No. The Theory of Evolution is not in crisis and I get a bit tired of reading that it is - and never from evolutionary biologists, it seems. For some reason, a select band of philosophers, engineers and computer scientists seem to believe that the whole edifice is being challenged and about to come crashing down - and they're not even all Creationists. (I'm not going to single any out here.) The fact is, the very statement that "The Theory of Evolution is in crisis" portrays a deeply flawed understanding.
There is no such thing as "The Theory of Evolution" unless you are referring to the observed fact that all extant life we know about evolved from a common ancestor (or ancestral population). Ironically, this is the bit of evolutionary theory that is furthest from crisis - it is an observation that is so well supported that it is seems incredibly unlikely to ever be overturned. Science is sometimes over-turned in the light of new evidence - and that possibility always remains - but we believe the things we do for a reason and, as science progresses, we get less wrong and less likely to have a major "paradigm change" or "crisis".
"The Theory of Evolution" cannot be in crisis because it is not a single entity. Like the Trinity, it is three in one. In addition to the factual observation that evolution has happened (and even most Intelligent Design advocates seem to accept this), there is evolutionary theory, yes, but this is a body of theories explaining the mechanisms of evolution, not one single theory. There are a few core ideas - such as gene-centric evolution and inclusive fitness being key for understanding adaptation, and most evolutionary change at the genetic level being selectively neutral - but many of the subtle details are still being worked out and debated. This is not a crisis, it is science. Lastly, there is the historical aspect of evolution - how and why did the particular observed trajectory of evolution happen. This is the hardest one of all to get a good answer about because, just like human history, we will never really know. We can't go back and see. Also like human history, we know there are random factors and rare chance events at play, which makes conclusive answers harder still. It's still interesting to propose and test ideas - just because we cannot know, we can still have plausible and implausible explanations based on the evidence. (A global flood around 6000 years ago is implausible given the data, for example.)
A few different potential causes for crisis have been raised and dispatched over the years but one example that seems to recur is the old chestnut of epigenetics.

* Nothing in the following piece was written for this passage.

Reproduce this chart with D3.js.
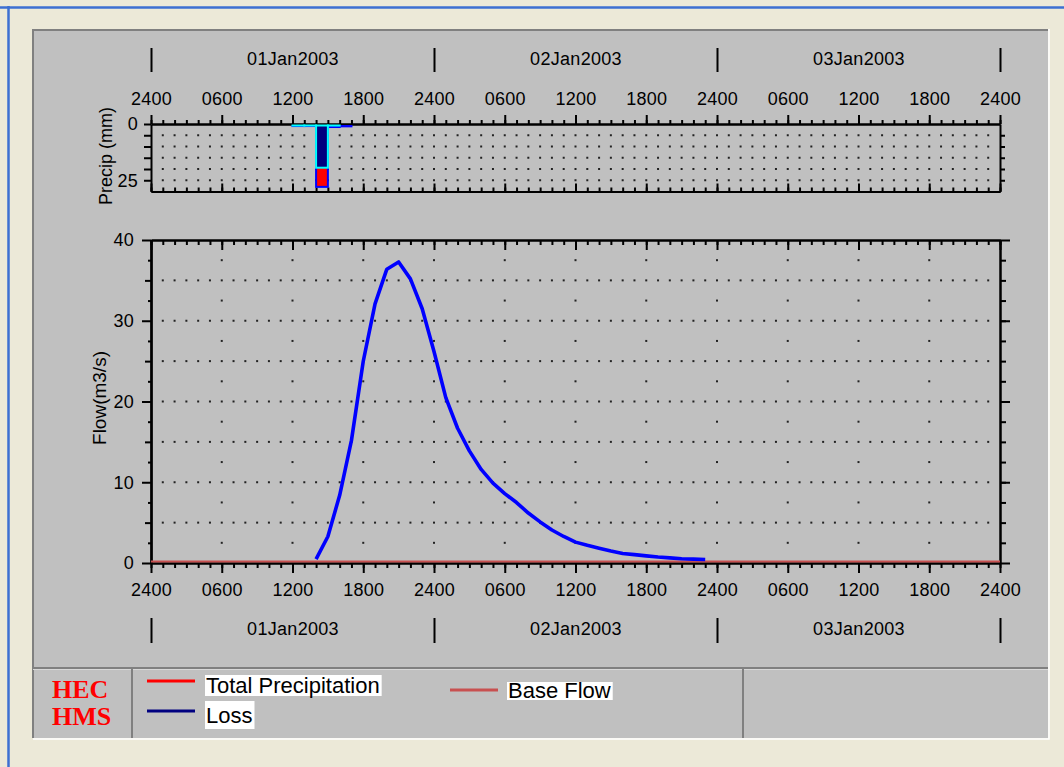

Epigenetics is interesting but does not threaten evolution as a whole. It does have an impact on how we understand about adaptation and, in particular, the effect of "nature versus nurture" on phenotype (though not always in the direction people imagine). It certainly makes life complicated when you study responses to environmental change. I am yet to be convinced that epigenetics seriously challenges any of the core understanding of how evolution happened, however, just as learnt behavioural traits and any other environmentally-influenced phenotypes have not.
The point is that epigenetic markers are erased and rewritten on very short time-scales, whereas the epigenetic machinery and DNA code recognised by that machinery is not and thus, in line with other features of organismal biology, it is a system that has evolved like any other. (The environment is not reaching out and directly making a modification - it is triggering an epigenetic response, which is encoded by the genome.) It may shift the target of evolution to variation in an epigenetic response rather than direct genetic variation of the trait itself (or, more likely, a combination of the two) but it is not qualitatively any different.
When challenged, those proclaiming a "crisis" sometimes admit exaggeration but argue that biologists are in danger of being complacent about evolution, so it should be challenged in this OTT style. Well, I disagree with this sentiment too and such statements again reveal a deep lack of understanding of what evolutionary theory is to an evolutionary biologist - a tangled, complex web of ideas to be appreciated, examined and torn apart as necessary, not some kind of creed of rule book to rally around. To call "crisis" an exaggeration is an understatement of staggering proportions. To accuse biologists of being complacent is just wrong.
As a "front-line" evolutionary biologist, trying to keep up with all the data coming through from projects like ENCODE, I can assure you that we are not "complacent" about any aspect of evolutionary theory. (Except, possibly, the fact that evolution happened.) No good scientist is ever complacent. Doubt and criticism are our core over-riding principles. What we are - and rightly so - is cautious. Great claims need great evidence. New ideas also need to fit with all the existing data as well as the exciting new stuff. For this reason, Jerry Coyne is entirely and absolutely right to explain all these things within a gene-centred framework and that framework still works (as long as you understand what is meant by "gene" in that context).
Finally, when a fantastic new discovery is tested, double-tested and validated, it is accepted and becomes part of the joyous "poetry of reality" as Dawkins put it. Even here, there is no crisis. Evolutionary theory moves on but, like all good science, it does so slowly and carefully, not in a series of knee-jerk paradigm shifts that ignore the fact that we have our current understanding for a reason - and that reason is past experiments and past data that still need explaining under any new framework.